= Henry Atkins (physician) =

English physician (1558–1635)

Henry Atkins (1558–1635) was an English physician.

==Life==
Atkins was the son of Richard Atkins of Great Berkhamsted, Hertfordshire. Matriculating at Trinity College, Oxford, in 1574, he graduated there and afterwards proceeded M.D. at Nantes. In 1588, he became fellow of the College of Physicians of London, and in 1606 president. He was re-elected in 1607, 1608, 1616, 1617, 1624, and 1625.

In 1597 Atkins sailed as physician to Robert Devereux, 2nd Earl of Essex in the Islands Voyage, but was sea-sick, had to be put on shore, and resigned the appointment. His replacement was Thomas Moundeford.

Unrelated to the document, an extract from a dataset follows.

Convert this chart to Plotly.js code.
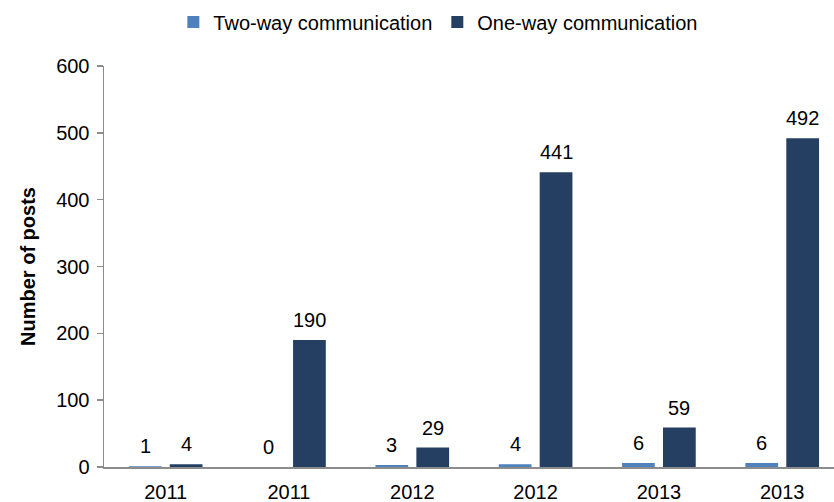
<!DOCTYPE html>
<html>
<head>
<meta charset="utf-8">
<script src="https://cdn.plot.ly/plotly-3.0.1.min.js"></script>
<style>html,body{margin:0;padding:0;background:#fff;}#chart{width:834px;height:502px;}</style>
</head>
<body>
<div id="chart"></div>
<script>
const yearLabels = ['2011', '2011', '2012', '2012', '2013', '2013'];
const twoWay = [1, 0, 3, 4, 6, 6];
const oneWay = [4, 190, 29, 441, 59, 492];
const seriesNames = ['Two-way communication', 'One-way communication'];
const yTicks = [0, 100, 200, 300, 400, 500, 600];

const FONT = 'Liberation Sans, Arial, sans-serif';
const positions = yearLabels.map((_, i) => i);
const bargap = 0.336;
const off = (1 - bargap) / 4;

const traces = [
  {type: 'bar', name: seriesNames[0], x: positions, y: twoWay, marker: {color: '#4f81bd'}, hoverinfo: 'y'},
  {type: 'bar', name: seriesNames[1], x: positions, y: oneWay, marker: {color: '#253f62'}, hoverinfo: 'y'}
];

const annotations = [];
[twoWay, oneWay].forEach((vals, s) => {
  vals.forEach((v, i) => {
    annotations.push({
      x: i + (s === 0 ? -off : off), y: v, xref: 'x', yref: 'y',
      text: String(v), showarrow: false, yanchor: 'bottom', yshift: 7,
      font: {family: FONT, size: 20, color: '#000'}
    });
  });
});

const layout = {
  width: 834, height: 502,
  margin: {l: 104, r: 0, t: 66, b: 35},
  paper_bgcolor: '#fff', plot_bgcolor: '#fff',
  font: {family: FONT, size: 20, color: '#000'},
  barmode: 'group', bargap: bargap, bargroupgap: 0.2,
  showlegend: true,
  legend: {orientation: 'h', x: 0.458, xanchor: 'center', y: 1.11, yanchor: 'middle',
           font: {family: FONT, size: 20, color: '#000'}, itemwidth: 30, traceorder: 'normal'},
  xaxis: {
    range: [-0.5, 5.42], tickmode: 'array', tickvals: positions, ticktext: yearLabels,
    showline: true, linecolor: '#8c8c8c', linewidth: 1.5, ticks: '', showgrid: false, zeroline: false,
    tickfont: {family: FONT, size: 20, color: '#000'}, ticklabelstandoff: 6, fixedrange: true
  },
  yaxis: {
    range: [0, 600], tickmode: 'array', tickvals: yTicks,
    showline: true, linecolor: '#8c8c8c', linewidth: 1.5, ticks: 'outside', ticklen: 6, tickcolor: '#8c8c8c', tickwidth: 1.5,
    showgrid: false, zeroline: false,
    tickfont: {family: FONT, size: 20, color: '#000'}, ticklabelstandoff: 3,
    title: {text: '<b>Number of posts</b>', font: {family: FONT, size: 20, color: '#000'}, standoff: 15},
    fixedrange: true
  },
  annotations: annotations
};

Plotly.newPlot('chart', traces, layout, {displayModeBar: false, staticPlot: true});
</script>
</body>
</html>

In 1604 Atkins was sent by James I to Scotland to bring back his son Charles, Duke of York. Atkins was given £100 in advance for his expenses. Prince Charles stayed at Dunfermline Palace for a year in the care of Alexander Seton, 1st Earl of Dunfermline after his mother Anne of Denmark had gone to England. Atkins wrote to her from Dunfermline in July 1604 saying the Prince, who was slow to learn to walk, could now walk the length of the "great chamber" or "longest chamber" several times daily without the use of a stick.

Atkins and Prince Charles began their journey south to London in July 1603. They were met at Berwick-upon-Tweed on 21 July by Arthur Gray, brother of Ralph Gray of Chillingham. They stopped at Fountains Hall, the house of Stephen Proctor. They stayed at Worksop Manor in August 1604, Atkins described four days of music, and young Duke of York's initiation into hunting, when deer were driven close to the house.

In 1611 the king is said to have offered Atkins the first baronet's patent. In 1612 Atkins was called into consultation during the last illness of Henry, Prince of Wales, and his opinion was that the disease was a putrid fever "without malignity, except that attending putridity". He suggested bleeding. His signature, as one of the king's physicians, stands next to that of Theodore Mayerne in the original report of the post-mortem examination.

Atkins also attended the deathbed of the Earl of Salisbury in May 1612. He attended Anne of Denmark with Theodore de Mayerne at Hampton Court in October 1618.

Of significance to the medical professions was the division of the Grocers' Company allowing the formation of the chartered Apothecaries' Company from 1617. Resistance to the proposals of Atkins for the split had come from Sir William Paddy. In 1618, under the active presidency of Atkins, the College of Physicians issued the first London Pharmacopeia.

Atkins married Mary Pigot of Dodershall, Buckinghamshire. He lived in Warwick Court, enjoyed a large practice, and died rich on 21 September 1635. He left an only child, afterwards Sir Henry Atkins, and was buried in Cheshunt church, where a monument was placed. He was a benefactor of the College of Physicians.

In 1621 Alice Fortescue, widow of John Fortescue of Salden sold Tickford Priory in Newport Pagnell to Atkins for £4,500.